What the task asks:
Collect each line of the records containing the string "Give".

Recorded information:

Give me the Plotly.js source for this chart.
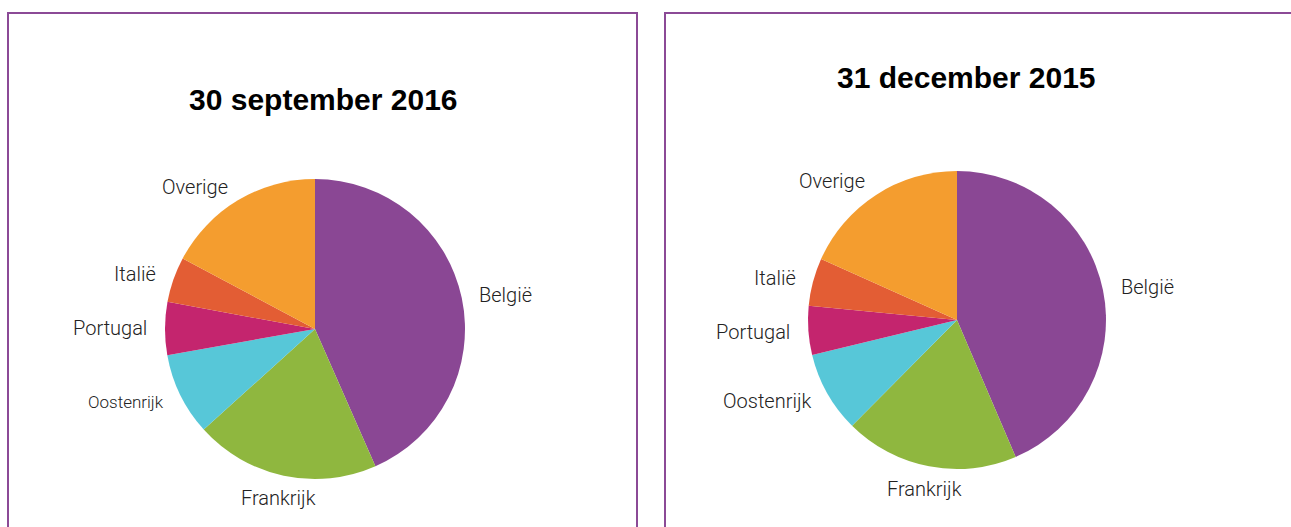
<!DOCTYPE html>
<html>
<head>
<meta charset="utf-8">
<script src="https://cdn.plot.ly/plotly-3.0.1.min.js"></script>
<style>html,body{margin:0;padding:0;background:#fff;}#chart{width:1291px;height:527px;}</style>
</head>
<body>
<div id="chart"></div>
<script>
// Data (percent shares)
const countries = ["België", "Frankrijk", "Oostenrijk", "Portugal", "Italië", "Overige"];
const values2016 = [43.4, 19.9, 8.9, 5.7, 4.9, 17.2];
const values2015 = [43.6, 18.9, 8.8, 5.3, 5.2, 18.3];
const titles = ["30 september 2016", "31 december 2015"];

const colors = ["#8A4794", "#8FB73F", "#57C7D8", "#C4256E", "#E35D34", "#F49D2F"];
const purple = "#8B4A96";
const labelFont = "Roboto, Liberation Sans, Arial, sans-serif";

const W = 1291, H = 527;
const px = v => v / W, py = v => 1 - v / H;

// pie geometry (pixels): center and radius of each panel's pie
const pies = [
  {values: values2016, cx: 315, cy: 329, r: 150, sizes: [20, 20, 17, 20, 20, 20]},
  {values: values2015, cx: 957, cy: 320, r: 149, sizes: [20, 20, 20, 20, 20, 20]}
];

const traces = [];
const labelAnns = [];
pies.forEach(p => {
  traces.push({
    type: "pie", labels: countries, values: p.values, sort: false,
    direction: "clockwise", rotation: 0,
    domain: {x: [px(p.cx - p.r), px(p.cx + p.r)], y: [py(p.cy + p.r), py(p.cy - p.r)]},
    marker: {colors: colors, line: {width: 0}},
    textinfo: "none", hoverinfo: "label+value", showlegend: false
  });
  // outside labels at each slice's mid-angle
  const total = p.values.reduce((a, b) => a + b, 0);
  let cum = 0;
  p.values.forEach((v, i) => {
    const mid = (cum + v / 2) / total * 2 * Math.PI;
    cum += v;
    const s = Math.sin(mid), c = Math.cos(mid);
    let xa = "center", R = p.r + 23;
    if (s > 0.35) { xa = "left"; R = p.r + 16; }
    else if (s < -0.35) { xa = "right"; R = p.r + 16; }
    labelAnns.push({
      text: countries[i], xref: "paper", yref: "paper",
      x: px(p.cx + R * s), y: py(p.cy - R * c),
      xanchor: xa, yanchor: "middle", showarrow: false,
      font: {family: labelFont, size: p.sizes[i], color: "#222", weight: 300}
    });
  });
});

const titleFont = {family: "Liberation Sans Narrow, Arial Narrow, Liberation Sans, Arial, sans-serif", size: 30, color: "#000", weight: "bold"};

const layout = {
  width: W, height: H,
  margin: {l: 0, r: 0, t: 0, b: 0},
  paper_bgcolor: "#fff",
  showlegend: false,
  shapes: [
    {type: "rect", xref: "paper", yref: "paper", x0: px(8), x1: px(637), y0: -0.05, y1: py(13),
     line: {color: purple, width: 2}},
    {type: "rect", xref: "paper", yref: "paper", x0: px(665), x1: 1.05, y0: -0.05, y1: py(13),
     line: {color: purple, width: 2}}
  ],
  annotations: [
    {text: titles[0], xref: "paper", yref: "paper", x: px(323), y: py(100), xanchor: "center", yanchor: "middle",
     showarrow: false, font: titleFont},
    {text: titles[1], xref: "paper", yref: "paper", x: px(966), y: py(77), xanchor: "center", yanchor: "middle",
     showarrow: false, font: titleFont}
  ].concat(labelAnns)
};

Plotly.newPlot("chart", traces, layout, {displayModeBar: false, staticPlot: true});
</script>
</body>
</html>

==

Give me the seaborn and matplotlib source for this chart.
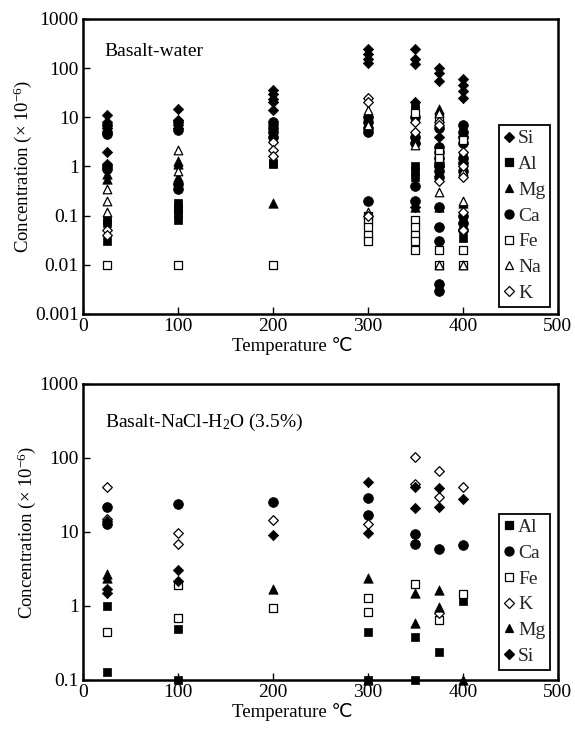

---

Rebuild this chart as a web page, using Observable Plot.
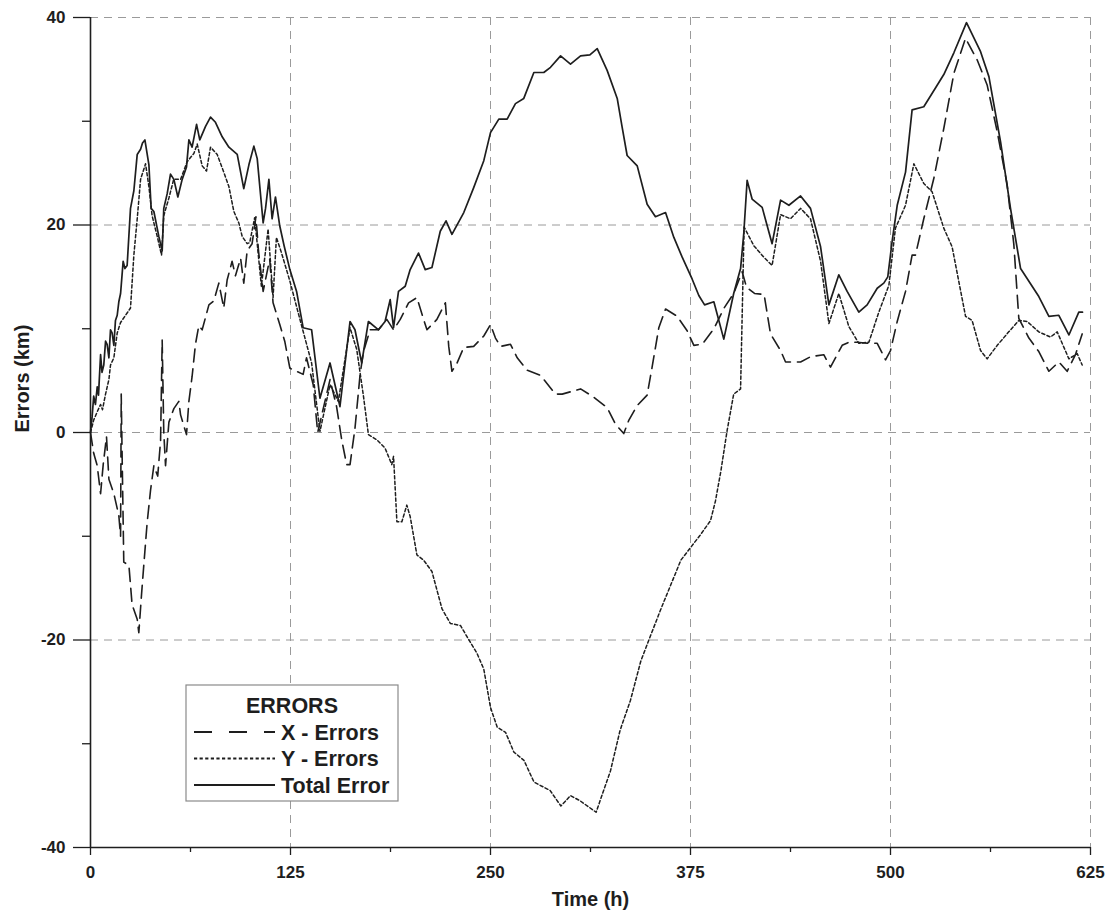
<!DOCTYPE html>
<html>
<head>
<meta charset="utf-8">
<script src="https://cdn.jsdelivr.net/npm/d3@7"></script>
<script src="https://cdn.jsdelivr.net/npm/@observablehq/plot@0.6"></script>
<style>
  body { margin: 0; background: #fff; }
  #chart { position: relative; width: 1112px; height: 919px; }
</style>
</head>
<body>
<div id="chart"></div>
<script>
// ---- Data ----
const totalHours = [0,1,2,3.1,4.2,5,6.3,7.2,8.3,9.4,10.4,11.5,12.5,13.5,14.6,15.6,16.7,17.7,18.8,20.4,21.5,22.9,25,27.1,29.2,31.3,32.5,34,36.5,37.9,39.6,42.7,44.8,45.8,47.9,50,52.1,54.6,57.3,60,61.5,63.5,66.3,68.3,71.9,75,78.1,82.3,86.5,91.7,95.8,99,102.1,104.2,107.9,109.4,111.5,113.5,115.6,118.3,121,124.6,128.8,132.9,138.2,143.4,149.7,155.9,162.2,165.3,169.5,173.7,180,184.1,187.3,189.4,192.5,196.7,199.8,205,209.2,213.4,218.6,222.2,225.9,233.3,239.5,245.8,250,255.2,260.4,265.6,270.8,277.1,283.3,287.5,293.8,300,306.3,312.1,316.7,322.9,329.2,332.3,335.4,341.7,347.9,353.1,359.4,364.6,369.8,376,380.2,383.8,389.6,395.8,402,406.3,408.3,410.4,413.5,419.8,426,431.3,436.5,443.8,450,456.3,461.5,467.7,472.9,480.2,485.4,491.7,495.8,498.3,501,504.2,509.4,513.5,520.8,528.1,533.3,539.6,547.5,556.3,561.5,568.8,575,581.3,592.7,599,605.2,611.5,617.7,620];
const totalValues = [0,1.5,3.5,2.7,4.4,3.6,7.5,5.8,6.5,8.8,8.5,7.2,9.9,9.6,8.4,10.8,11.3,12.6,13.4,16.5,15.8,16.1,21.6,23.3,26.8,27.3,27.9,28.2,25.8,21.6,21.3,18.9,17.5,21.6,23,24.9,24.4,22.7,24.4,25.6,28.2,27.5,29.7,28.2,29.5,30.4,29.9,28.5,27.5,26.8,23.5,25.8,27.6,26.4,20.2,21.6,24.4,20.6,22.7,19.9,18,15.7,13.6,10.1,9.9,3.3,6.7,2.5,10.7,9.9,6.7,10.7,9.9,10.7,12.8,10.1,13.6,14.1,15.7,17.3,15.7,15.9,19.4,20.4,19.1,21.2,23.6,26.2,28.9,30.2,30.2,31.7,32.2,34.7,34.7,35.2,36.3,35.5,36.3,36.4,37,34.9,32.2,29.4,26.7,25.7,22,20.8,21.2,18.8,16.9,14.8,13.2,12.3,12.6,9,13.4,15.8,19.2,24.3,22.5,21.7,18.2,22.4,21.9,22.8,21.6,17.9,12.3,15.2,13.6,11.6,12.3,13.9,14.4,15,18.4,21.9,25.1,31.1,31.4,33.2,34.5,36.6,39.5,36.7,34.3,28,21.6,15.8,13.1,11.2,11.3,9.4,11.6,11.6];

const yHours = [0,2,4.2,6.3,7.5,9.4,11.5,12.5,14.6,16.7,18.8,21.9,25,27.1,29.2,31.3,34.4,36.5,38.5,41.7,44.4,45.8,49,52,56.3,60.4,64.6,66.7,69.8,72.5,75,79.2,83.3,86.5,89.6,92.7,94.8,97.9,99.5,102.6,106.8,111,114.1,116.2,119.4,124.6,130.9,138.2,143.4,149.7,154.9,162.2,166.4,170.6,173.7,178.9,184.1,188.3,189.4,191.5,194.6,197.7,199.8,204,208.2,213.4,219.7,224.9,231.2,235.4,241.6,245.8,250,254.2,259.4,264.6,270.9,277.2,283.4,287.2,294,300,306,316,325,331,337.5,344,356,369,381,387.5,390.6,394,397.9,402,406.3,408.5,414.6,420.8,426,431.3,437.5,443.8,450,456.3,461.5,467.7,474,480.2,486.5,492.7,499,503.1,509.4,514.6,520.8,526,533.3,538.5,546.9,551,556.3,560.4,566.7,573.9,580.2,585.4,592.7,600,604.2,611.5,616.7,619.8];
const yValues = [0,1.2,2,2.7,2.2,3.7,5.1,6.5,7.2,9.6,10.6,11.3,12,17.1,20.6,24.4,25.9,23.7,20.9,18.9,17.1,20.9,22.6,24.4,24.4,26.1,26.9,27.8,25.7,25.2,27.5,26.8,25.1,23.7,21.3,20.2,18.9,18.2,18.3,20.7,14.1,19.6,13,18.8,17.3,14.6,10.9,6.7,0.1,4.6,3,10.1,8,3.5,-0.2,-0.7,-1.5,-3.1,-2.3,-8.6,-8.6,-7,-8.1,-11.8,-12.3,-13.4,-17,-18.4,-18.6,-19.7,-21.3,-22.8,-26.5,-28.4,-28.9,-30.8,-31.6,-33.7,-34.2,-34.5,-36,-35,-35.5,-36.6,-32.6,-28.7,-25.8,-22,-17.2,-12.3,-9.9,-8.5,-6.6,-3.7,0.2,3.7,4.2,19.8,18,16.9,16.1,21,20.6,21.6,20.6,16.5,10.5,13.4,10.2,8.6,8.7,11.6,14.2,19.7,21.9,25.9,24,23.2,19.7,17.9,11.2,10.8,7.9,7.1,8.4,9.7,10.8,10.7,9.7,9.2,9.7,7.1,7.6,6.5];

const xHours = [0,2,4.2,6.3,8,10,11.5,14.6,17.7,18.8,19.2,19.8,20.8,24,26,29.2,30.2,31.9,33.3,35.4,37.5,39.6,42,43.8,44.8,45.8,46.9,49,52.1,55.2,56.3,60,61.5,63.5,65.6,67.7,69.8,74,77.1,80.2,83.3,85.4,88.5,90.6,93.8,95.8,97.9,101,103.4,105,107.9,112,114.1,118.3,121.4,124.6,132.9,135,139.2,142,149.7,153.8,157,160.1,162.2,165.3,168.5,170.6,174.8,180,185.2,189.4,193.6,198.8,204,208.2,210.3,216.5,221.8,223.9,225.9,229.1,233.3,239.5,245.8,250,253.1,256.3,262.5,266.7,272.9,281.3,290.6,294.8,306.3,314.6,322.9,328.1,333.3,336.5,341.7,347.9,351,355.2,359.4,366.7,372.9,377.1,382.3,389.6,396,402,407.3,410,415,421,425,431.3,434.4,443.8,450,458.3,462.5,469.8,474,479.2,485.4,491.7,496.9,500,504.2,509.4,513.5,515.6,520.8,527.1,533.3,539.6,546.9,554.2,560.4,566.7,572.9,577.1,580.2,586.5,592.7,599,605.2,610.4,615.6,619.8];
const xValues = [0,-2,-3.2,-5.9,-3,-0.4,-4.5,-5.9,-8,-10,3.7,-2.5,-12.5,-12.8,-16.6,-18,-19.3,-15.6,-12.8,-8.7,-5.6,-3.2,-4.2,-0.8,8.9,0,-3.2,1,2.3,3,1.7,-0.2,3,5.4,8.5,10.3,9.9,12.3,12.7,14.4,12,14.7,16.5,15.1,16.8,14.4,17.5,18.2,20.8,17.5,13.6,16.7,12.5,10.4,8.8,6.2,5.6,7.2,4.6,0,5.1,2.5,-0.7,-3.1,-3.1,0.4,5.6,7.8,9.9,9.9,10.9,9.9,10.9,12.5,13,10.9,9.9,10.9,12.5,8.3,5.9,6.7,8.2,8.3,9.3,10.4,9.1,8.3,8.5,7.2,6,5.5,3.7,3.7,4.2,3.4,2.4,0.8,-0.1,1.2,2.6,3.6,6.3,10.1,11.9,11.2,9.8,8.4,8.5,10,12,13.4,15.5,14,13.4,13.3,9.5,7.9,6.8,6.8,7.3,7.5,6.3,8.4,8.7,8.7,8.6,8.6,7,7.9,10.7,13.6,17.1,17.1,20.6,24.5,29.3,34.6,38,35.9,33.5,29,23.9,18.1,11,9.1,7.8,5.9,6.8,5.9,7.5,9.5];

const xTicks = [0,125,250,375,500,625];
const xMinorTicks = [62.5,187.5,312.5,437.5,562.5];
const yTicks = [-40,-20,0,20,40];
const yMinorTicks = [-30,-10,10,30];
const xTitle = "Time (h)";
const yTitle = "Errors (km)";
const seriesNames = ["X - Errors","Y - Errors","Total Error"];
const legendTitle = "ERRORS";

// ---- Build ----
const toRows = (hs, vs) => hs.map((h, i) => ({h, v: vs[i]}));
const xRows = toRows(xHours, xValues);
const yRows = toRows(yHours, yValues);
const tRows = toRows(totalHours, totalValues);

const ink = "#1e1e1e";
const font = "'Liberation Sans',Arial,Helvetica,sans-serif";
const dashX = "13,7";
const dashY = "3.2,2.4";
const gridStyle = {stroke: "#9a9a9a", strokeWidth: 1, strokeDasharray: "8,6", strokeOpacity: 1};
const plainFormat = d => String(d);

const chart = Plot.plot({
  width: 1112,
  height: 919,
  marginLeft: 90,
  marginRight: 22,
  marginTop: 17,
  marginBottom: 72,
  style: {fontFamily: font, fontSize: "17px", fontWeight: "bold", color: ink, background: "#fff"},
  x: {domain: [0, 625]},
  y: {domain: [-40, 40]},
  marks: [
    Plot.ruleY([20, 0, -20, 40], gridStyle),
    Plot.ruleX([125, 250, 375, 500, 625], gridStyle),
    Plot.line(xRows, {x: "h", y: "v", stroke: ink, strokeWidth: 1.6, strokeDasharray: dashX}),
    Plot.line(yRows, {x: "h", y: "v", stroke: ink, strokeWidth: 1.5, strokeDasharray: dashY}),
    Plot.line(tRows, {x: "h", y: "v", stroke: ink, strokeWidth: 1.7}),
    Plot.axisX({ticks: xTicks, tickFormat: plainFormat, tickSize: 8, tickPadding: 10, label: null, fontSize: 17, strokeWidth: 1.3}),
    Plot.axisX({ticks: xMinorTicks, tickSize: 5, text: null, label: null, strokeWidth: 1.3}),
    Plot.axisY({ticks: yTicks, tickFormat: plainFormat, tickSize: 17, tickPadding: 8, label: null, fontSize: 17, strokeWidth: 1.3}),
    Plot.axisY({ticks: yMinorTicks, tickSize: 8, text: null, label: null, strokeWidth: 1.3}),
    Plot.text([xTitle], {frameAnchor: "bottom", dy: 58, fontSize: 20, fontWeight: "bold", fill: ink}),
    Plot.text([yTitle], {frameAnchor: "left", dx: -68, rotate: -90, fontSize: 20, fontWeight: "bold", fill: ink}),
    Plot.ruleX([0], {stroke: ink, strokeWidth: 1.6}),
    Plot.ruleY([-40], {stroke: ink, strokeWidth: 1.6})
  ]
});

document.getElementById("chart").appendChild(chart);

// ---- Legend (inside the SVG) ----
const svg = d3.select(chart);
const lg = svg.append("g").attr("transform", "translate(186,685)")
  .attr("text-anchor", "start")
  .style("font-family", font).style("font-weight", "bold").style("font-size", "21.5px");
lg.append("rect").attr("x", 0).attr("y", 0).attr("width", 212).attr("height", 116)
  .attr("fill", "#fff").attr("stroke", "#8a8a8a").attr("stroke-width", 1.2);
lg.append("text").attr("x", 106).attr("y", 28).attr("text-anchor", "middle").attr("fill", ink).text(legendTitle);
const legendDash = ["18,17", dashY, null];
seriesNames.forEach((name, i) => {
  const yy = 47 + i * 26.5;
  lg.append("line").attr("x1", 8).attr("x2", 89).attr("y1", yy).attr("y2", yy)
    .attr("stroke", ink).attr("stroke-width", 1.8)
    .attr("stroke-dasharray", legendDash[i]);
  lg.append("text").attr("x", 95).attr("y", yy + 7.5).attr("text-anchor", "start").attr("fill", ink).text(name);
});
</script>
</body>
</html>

Solution below:
Give me the Plotly.js source for this chart.
Give me the seaborn and matplotlib source for this chart.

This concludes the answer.